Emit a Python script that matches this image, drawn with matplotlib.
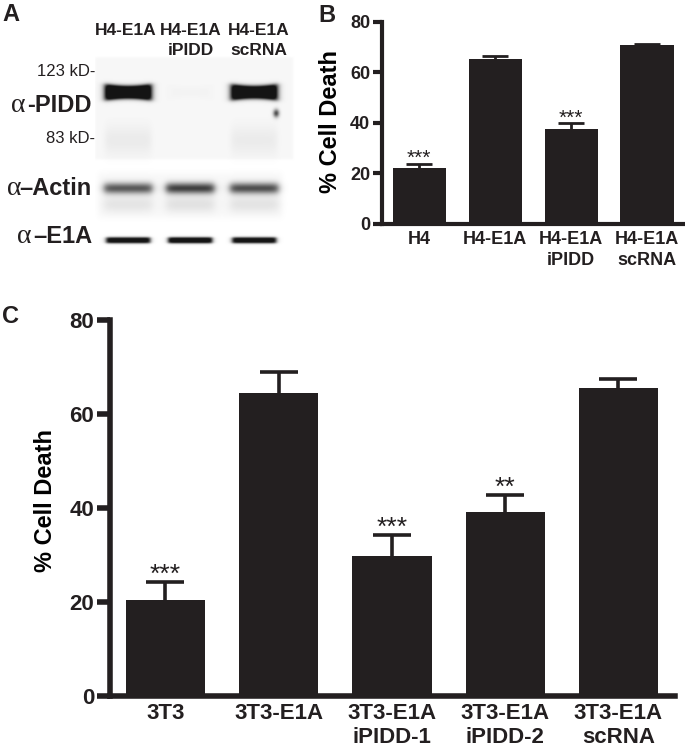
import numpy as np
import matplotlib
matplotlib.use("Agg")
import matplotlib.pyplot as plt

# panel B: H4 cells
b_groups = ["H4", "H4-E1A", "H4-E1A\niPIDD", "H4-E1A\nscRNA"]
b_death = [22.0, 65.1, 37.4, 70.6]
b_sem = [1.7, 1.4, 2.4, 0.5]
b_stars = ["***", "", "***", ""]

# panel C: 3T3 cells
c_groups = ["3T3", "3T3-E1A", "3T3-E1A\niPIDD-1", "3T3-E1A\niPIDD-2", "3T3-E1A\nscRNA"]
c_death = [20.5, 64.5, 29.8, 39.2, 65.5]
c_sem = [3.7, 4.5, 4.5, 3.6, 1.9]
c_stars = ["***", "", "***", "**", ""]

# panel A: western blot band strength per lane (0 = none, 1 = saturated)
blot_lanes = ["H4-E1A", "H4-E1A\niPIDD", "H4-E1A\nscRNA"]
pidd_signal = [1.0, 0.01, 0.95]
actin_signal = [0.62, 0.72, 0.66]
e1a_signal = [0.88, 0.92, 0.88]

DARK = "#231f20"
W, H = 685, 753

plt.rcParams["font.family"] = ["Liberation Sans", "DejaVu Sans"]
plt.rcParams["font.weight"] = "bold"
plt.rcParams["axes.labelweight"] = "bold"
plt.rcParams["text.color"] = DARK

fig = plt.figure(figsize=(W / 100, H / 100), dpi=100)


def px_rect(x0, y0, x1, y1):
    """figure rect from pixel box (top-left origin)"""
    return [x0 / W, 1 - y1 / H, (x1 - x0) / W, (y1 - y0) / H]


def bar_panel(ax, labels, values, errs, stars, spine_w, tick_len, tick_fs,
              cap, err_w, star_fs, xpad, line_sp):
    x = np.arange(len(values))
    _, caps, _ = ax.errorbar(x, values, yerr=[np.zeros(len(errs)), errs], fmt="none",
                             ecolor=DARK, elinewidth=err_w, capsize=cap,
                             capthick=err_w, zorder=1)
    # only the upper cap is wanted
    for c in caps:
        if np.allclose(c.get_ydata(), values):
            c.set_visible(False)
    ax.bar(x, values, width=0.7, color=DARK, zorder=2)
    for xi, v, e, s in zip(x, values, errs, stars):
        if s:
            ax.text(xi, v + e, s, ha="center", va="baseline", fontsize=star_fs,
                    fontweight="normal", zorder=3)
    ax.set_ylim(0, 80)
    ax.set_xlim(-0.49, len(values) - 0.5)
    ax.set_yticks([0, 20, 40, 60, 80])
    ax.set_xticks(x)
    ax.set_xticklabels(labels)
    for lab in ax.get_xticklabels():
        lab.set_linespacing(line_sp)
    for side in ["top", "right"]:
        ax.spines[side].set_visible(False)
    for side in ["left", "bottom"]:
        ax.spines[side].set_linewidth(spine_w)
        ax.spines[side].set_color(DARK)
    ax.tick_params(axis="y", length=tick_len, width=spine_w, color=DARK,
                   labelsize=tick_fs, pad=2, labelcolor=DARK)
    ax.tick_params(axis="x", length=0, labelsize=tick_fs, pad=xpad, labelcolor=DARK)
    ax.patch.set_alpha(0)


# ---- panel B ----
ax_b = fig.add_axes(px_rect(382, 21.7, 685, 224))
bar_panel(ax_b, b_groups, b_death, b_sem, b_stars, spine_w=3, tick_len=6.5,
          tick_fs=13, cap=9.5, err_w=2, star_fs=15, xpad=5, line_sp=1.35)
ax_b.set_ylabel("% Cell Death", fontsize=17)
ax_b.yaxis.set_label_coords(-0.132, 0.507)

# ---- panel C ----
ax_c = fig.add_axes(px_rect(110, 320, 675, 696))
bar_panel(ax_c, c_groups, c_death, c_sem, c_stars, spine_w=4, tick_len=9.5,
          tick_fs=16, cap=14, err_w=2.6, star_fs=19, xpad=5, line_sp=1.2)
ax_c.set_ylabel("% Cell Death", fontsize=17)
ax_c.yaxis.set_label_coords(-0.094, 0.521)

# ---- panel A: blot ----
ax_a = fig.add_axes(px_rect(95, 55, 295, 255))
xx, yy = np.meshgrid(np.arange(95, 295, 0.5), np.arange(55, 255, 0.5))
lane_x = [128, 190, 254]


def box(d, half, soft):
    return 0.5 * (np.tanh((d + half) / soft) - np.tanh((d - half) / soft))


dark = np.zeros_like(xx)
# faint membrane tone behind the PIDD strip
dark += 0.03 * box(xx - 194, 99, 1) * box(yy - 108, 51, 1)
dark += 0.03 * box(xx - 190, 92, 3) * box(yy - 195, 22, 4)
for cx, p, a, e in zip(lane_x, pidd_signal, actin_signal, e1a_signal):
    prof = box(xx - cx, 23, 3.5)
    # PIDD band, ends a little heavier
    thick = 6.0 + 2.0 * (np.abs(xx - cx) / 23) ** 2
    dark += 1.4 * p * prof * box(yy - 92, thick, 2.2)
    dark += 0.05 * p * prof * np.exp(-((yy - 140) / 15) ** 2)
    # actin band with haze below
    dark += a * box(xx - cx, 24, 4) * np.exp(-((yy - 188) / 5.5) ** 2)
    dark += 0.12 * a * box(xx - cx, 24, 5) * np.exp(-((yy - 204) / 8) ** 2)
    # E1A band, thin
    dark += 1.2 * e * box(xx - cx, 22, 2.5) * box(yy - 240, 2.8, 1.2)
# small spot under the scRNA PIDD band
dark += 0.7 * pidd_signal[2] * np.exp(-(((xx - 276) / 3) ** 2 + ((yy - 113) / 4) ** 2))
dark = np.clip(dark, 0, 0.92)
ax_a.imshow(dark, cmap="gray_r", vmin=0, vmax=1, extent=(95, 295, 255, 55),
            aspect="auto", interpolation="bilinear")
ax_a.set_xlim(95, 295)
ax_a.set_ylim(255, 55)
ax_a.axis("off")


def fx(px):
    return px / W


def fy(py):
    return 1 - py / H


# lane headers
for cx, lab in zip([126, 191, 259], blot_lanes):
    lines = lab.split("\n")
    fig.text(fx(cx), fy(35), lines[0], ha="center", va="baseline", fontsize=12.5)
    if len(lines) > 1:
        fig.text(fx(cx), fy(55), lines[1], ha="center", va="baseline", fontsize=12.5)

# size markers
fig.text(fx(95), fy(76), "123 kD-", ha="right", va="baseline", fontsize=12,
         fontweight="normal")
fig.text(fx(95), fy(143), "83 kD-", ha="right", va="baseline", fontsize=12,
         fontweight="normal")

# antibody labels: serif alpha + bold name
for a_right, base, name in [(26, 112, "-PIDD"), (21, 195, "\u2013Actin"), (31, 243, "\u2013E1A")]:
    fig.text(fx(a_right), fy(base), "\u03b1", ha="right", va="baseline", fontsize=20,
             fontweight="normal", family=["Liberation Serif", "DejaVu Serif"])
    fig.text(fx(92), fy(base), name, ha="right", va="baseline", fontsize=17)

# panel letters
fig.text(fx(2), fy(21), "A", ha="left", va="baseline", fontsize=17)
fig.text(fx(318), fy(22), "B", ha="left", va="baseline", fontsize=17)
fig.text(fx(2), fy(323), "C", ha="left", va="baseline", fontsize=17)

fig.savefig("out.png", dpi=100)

____

With the pictures left out, restate word for word every line of the data above, from the first down to the line that contains "W, H = 685, 753".

Emit a Python script that matches this image, drawn with matplotlib.
import numpy as np
import matplotlib
matplotlib.use("Agg")
import matplotlib.pyplot as plt

# panel B: H4 cells
b_groups = ["H4", "H4-E1A", "H4-E1A\niPIDD", "H4-E1A\nscRNA"]
b_death = [22.0, 65.1, 37.4, 70.6]
b_sem = [1.7, 1.4, 2.4, 0.5]
b_stars = ["***", "", "***", ""]

# panel C: 3T3 cells
c_groups = ["3T3", "3T3-E1A", "3T3-E1A\niPIDD-1", "3T3-E1A\niPIDD-2", "3T3-E1A\nscRNA"]
c_death = [20.5, 64.5, 29.8, 39.2, 65.5]
c_sem = [3.7, 4.5, 4.5, 3.6, 1.9]
c_stars = ["***", "", "***", "**", ""]

# panel A: western blot band strength per lane (0 = none, 1 = saturated)
blot_lanes = ["H4-E1A", "H4-E1A\niPIDD", "H4-E1A\nscRNA"]
pidd_signal = [1.0, 0.01, 0.95]
actin_signal = [0.62, 0.72, 0.66]
e1a_signal = [0.88, 0.92, 0.88]

DARK = "#231f20"
W, H = 685, 753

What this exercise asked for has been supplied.